→ **RECORDED INFORMATION**:
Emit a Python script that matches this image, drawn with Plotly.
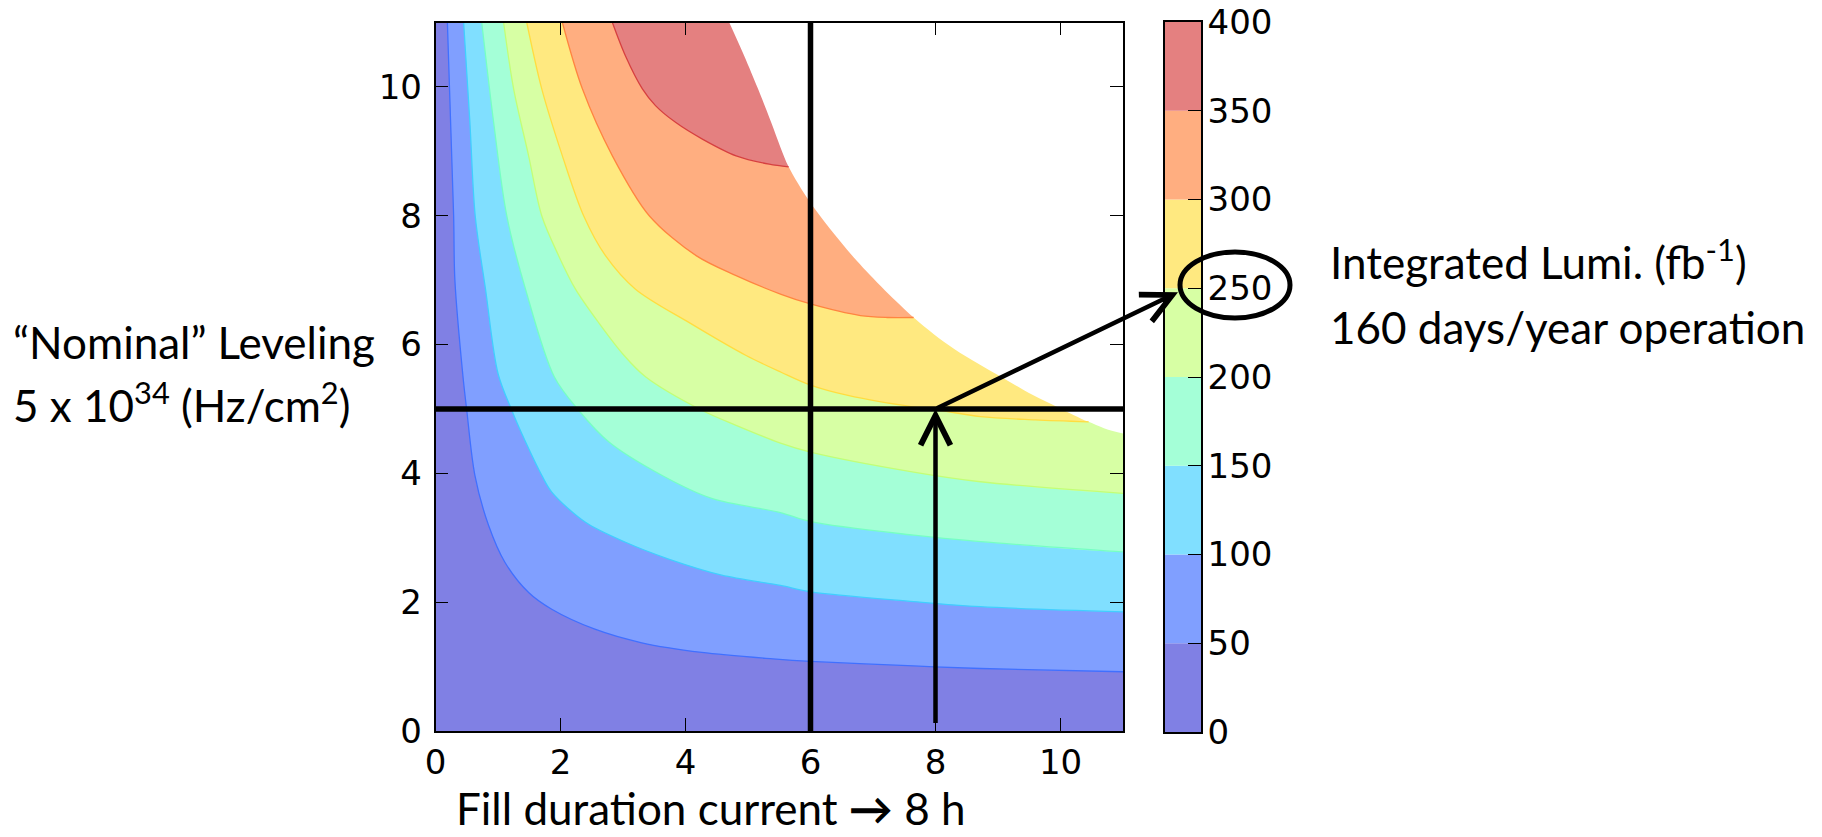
import plotly.graph_objects as go

W, H = 1822, 837

# ---------------- data ----------------
levels = [0, 50, 100, 150, 200, 250, 300, 350, 400]
band_colors = ['#8080e4', '#809fff', '#80dfff', '#a4ffd7',
               '#d7ffa4', '#ffe980', '#ffae80', '#e48080']
edge_colors = ['#4070ff', '#40cfff', '#76ffc3', '#c3ff76',
               '#ffdd40', '#ff8540', '#d64040']

x_ticks = [0, 2, 4, 6, 8, 10]
y_ticks = [0, 2, 4, 6, 8, 10]
cb_ticks = [0, 50, 100, 150, 200, 250, 300, 350, 400]
x_range = [0, 11]
y_range = [0, 11]

# iso-lumi contour lines (x = fill duration [h], y = levelled lumi [1e34])
c50_x = [0.19, 0.29, 0.31, 0.44, 0.50, 0.63, 0.85, 1.11, 1.49, 1.86, 2.55, 3.30, 4.26, 5.40, 6.00, 7.65, 8.72, 11.0]
c50_y = [11.0, 8.00, 7.00, 5.50, 4.98, 3.97, 3.19, 2.62, 2.15, 1.89, 1.58, 1.37, 1.22, 1.12, 1.08, 1.01, 0.97, 0.92]

c100_x = [0.45, 0.55, 0.635, 0.80, 1.00, 1.22, 1.44, 1.70, 1.86, 2.40, 3.04, 3.73, 4.58, 5.52, 6.00, 7.65, 8.72, 11.0]
c100_y = [11.0, 9.45, 8.00, 6.86, 5.55, 4.98, 4.49, 3.97, 3.71, 3.24, 2.93, 2.67, 2.42, 2.26, 2.16, 2.01, 1.93, 1.85]

c150_x = [0.74, 0.93, 1.14, 1.44, 1.90, 2.29, 2.77, 3.62, 4.42, 5.52, 6.00, 7.65, 8.72, 11.0]
c150_y = [11.0, 9.45, 8.00, 6.86, 5.50, 4.98, 4.49, 3.97, 3.61, 3.39, 3.25, 3.04, 2.94, 2.78]

c200_x = [1.09, 1.25, 1.49, 1.70, 1.97, 2.24, 2.61, 3.00, 3.36, 4.26, 4.80, 5.52, 6.00, 7.65, 8.72, 11.0]
c200_y = [11.0, 9.97, 8.93, 8.00, 7.38, 6.86, 6.34, 5.85, 5.50, 4.98, 4.75, 4.47, 4.33, 4.02, 3.87, 3.69]

c250_x = [1.46, 1.70, 2.03, 2.37, 2.72, 3.20, 4.06, 4.97, 5.53, 6.00, 6.60, 7.65, 8.00, 8.72, 9.60, 10.45]
c250_y = [11.0, 9.97, 8.93, 8.00, 7.38, 6.86, 6.34, 5.83, 5.57, 5.37, 5.21, 5.03, 4.99, 4.88, 4.83, 4.80]

c300_x = [2.03, 2.35, 2.83, 3.42, 4.17, 4.81, 5.53, 6.00, 6.80, 7.23, 7.65]
c300_y = [11.0, 9.97, 8.93, 8.00, 7.38, 7.07, 6.78, 6.63, 6.45, 6.42, 6.42]

c350_x = [2.83, 3.04, 3.31, 3.52, 3.84, 4.27, 4.81, 5.34, 5.65]
c350_y = [11.0, 10.48, 9.97, 9.71, 9.45, 9.19, 8.93, 8.80, 8.76]

# edge of the filled region (white beyond it)
white_x = [4.70, 4.94, 5.16, 5.37, 5.52, 5.65, 6.00, 6.74, 7.65, 8.30, 9.10, 9.55, 9.97, 10.45, 11.0]
white_y = [11.0, 10.48, 9.97, 9.45, 9.06, 8.76, 8.20, 7.30, 6.42, 5.93, 5.47, 5.22, 5.02, 4.80, 4.62]

fill_now = 6          # vertical reference line
nominal_level = 5     # horizontal reference line ("Nominal" levelling)
fill_target = 8       # arrow position
arrow_base = 0.1
lumi_marked = 250     # level circled on the colour bar

contours = [(c50_x, c50_y), (c100_x, c100_y), (c150_x, c150_y), (c200_x, c200_y),
            (c250_x, c250_y), (c300_x, c300_y), (c350_x, c350_y)]

# ---------------- layout geometry (pixels) ----------------
PX0, PX1 = 435.5, 1123.0      # main plot left/right
PY0, PY1 = 731.0, 22.5        # main plot bottom/top
CBX0, CBX1 = 1165.0, 1201.0   # colour bar left/right
CBY0, CBY1 = 732.0, 22.0      # colour bar bottom/top
PAD = 3                       # how far hidden helper edges run outside the axes


def pxx(v):
    return v / W


def pxy(v):
    return 1 - v / H


fig = go.Figure()
SPL = dict(shape='spline', smoothing=0.9)

# level-0 region covers the whole axes
xo, yo = x_range[1] + PAD, y_range[1] + PAD
fig.add_trace(go.Scatter(x=[x_range[0], xo, xo, x_range[0]],
                         y=[y_range[0], y_range[0], yo, yo],
                         fill='toself', mode='lines', fillcolor=band_colors[0],
                         line=dict(width=0, color=band_colors[0]),
                         hoverinfo='skip', showlegend=False))

# each higher level painted above its contour line (the hidden edges run outside)
for k, (cx, cy) in enumerate(contours):
    px = list(cx) + [xo, xo, cx[0]]
    py = list(cy) + [cy[-1], yo, yo]
    col = band_colors[k + 1]
    fig.add_trace(go.Scatter(x=px, y=py, fill='toself', mode='lines',
                             fillcolor=col, line=dict(width=0, color=col, **SPL),
                             hoverinfo='skip', showlegend=False))

# white area beyond the feasible edge
mx = list(white_x) + [xo, xo, white_x[0]]
my = list(white_y) + [white_y[-1], yo, yo]
fig.add_trace(go.Scatter(x=mx, y=my, fill='toself', mode='lines', fillcolor='white',
                         line=dict(width=0, color='white', **SPL),
                         hoverinfo='skip', showlegend=False))

for k, (cx, cy) in enumerate(contours):
    fig.add_trace(go.Scatter(x=cx, y=cy, mode='lines',
                             line=dict(width=1.3, color=edge_colors[k], **SPL),
                             hoverinfo='skip', showlegend=False))

# colour bar built from stacked bars
for k in range(len(levels) - 1):
    fig.add_trace(go.Bar(x=[0], y=[levels[k + 1] - levels[k]], base=[levels[k]], width=[1],
                         marker=dict(color=band_colors[k], line=dict(width=0)),
                         xaxis='x2', yaxis='y2', hoverinfo='skip', showlegend=False))

tick_font = dict(family='DejaVu Sans', size=34, color='black')
axis_common = dict(showline=True, linecolor='black', linewidth=1.5, showgrid=False,
                   zeroline=False, ticks='inside', ticklen=13, tickwidth=1.3,
                   tickcolor='black', tickfont=tick_font, automargin=False)

fig.update_layout(
    width=W, height=H, margin=dict(l=0, r=0, t=0, b=0, autoexpand=False),
    paper_bgcolor='white', plot_bgcolor='white', barmode='overlay',
    showlegend=False,
    xaxis=dict(domain=[pxx(PX0), pxx(PX1)], range=x_range, tickvals=x_ticks,
               mirror='allticks', anchor='y', ticklabelstandoff=0, **axis_common),
    yaxis=dict(domain=[pxy(PY0), pxy(PY1)], range=y_range, tickvals=y_ticks,
               mirror='allticks', anchor='x', ticklabelstandoff=5, **axis_common),
    xaxis2=dict(domain=[pxx(CBX0), pxx(CBX1)], range=[-0.5, 0.5], showticklabels=False,
                ticks='', showline=True, mirror=True, linecolor='black', linewidth=1.5,
                showgrid=False, zeroline=False, anchor='y2', fixedrange=True,
                automargin=False),
    yaxis2=dict(domain=[pxy(CBY0), pxy(CBY1)], range=[levels[0], levels[-1]], tickvals=cb_ticks,
                side='right', mirror=True, anchor='x2', ticklabelstandoff=-2, **axis_common),
)

# reference lines
fig.add_shape(type='line', xref='x', yref='y', x0=fill_now, x1=fill_now,
              y0=y_range[0], y1=y_range[1], line=dict(color='black', width=5.5), layer='above')
fig.add_shape(type='line', xref='x', yref='y', x0=x_range[0], x1=x_range[1],
              y0=nominal_level, y1=nominal_level, line=dict(color='black', width=5.5), layer='above')

# vertical arrow
fig.add_annotation(x=fill_target, y=nominal_level, ax=fill_target, ay=arrow_base,
                   xref='x', yref='y', axref='x', ayref='y', text='', showarrow=True,
                   arrowhead=5, arrowsize=1.3, arrowwidth=4.5, arrowcolor='black')

# diagonal arrow towards the colour bar
tail_px = PX0 + (fill_target - x_range[0]) / (x_range[1] - x_range[0]) * (PX1 - PX0)
tail_py = PY0 - (nominal_level - y_range[0]) / (y_range[1] - y_range[0]) * (PY0 - PY1)
tip_px = CBX0 + 13
tip_py = CBY0 - (lumi_marked - levels[0]) / (levels[-1] - levels[0]) * (CBY0 - CBY1) + 4
fig.add_annotation(x=pxx(tip_px), y=pxy(tip_py), xref='paper', yref='paper',
                   ax=tail_px - tip_px, ay=tail_py - tip_py, axref='pixel', ayref='pixel',
                   text='', showarrow=True, arrowhead=5, arrowsize=1.3, arrowwidth=4.5,
                   arrowcolor='black')

# ellipse around the 250 label
fig.add_shape(type='circle', xref='paper', yref='paper',
              x0=pxx(1180), x1=pxx(1290), y0=pxy(318), y1=pxy(252),
              line=dict(color='black', width=5), layer='above')

txt_font = dict(family='Lato', size=44, color='black')
texts = [
    ('\u201cNominal\u201d Leveling', 12, 342),
    ('5 x 10<sup>34</sup> (Hz/cm<sup>2</sup>)', 12, 402),
    ('Integrated Lumi. (fb<sup>-1</sup>)', 1329, 259),
    ('160 days/year operation', 1329, 327),
    ('Fill duration current <b>\u2192</b> 8 h', 455, 808),
]
for t, x, y in texts:
    fig.add_annotation(text=t, x=pxx(x), y=pxy(y), xref='paper', yref='paper',
                       xanchor='left', yanchor='middle', showarrow=False, font=txt_font,
                       borderpad=0)

fig.write_html('out.html')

→ **EXERCISE**: Reproduce exactly the run of lines that opens the listing and closes with the line holding "y_range = [0, 11]". Pictures are excluded.

→ **OUTPUT BELOW**:
Emit a Python script that matches this image, drawn with Plotly.
import plotly.graph_objects as go

W, H = 1822, 837

# ---------------- data ----------------
levels = [0, 50, 100, 150, 200, 250, 300, 350, 400]
band_colors = ['#8080e4', '#809fff', '#80dfff', '#a4ffd7',
               '#d7ffa4', '#ffe980', '#ffae80', '#e48080']
edge_colors = ['#4070ff', '#40cfff', '#76ffc3', '#c3ff76',
               '#ffdd40', '#ff8540', '#d64040']

x_ticks = [0, 2, 4, 6, 8, 10]
y_ticks = [0, 2, 4, 6, 8, 10]
cb_ticks = [0, 50, 100, 150, 200, 250, 300, 350, 400]
x_range = [0, 11]
y_range = [0, 11]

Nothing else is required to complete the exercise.